In early presentations, symptoms may settle quickly once hills and excessive volume are reduced and a strengthening plan is started. More persistent cases often take longer because the tissues have become more sensitive and because strength endurance and running mechanics need time to change.
A common reason for slow recovery is returning to downhill running, trail running, or speed sessions too early. A physiotherapist will usually guide a stepwise return where flat running tolerance is rebuilt first, then intensity, and only later hills and uneven surfaces.
Complications
- Persistent lateral knee pain that limits running, cycling, and sport participation if load is not managed early.
- Recurring flare-ups from repeated training spikes, particularly hills and speed work reintroduced too quickly.
- Secondary hip, gluteal, or calf overuse symptoms if the runner compensates with altered mechanics for long periods.

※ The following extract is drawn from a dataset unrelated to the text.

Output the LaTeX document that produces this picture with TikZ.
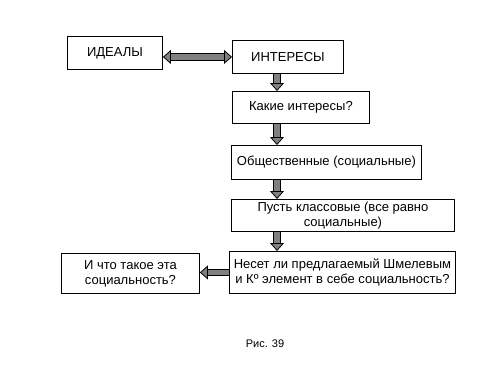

- Reduced fitness and confidence if prolonged rest replaces graded rehab and return-to-run progression.
Preventing Recurrence
- Increase running volume and intensity gradually, especially after time off. ITBS commonly flares after sudden load spikes, particularly with hills.
- Build and maintain hip abductor and glute strength endurance so pelvic control does not collapse late in runs, reducing lateral knee compression risk.
- Introduce hills and downhill running progressively. Start with gentle gradients and short exposures before longer trail or hill sessions.
- Avoid repeatedly running on cambered surfaces in the same direction. Rotate routes and track direction where possible.
- Keep a consistent weekly baseline and avoid stacking multiple hard sessions without recovery days, as fatigue-driven technique changes can increase lateral knee load.
- If cycling is your trigger, review bike setup and avoid low-cadence grinding for long periods, especially when returning after a break.
When to See a Physio
- You have outer knee pain that appears during running or cycling and is not improving within 1 to 2 weeks.
- Pain is worsening, occurring earlier in sessions, or starting to affect walking, stairs, or daily activities.
- You keep getting recurring ITBS flare-ups every time you reintroduce hills or speed work and need a structured return-to-run plan.
- You have swelling, locking, or catching sensations that may suggest another diagnosis and need screening.
- You are training for an event and want physiotherapy programming to maintain fitness while settling symptoms.
- You suspect bike fit or running technique issues and want targeted assessment and modifications.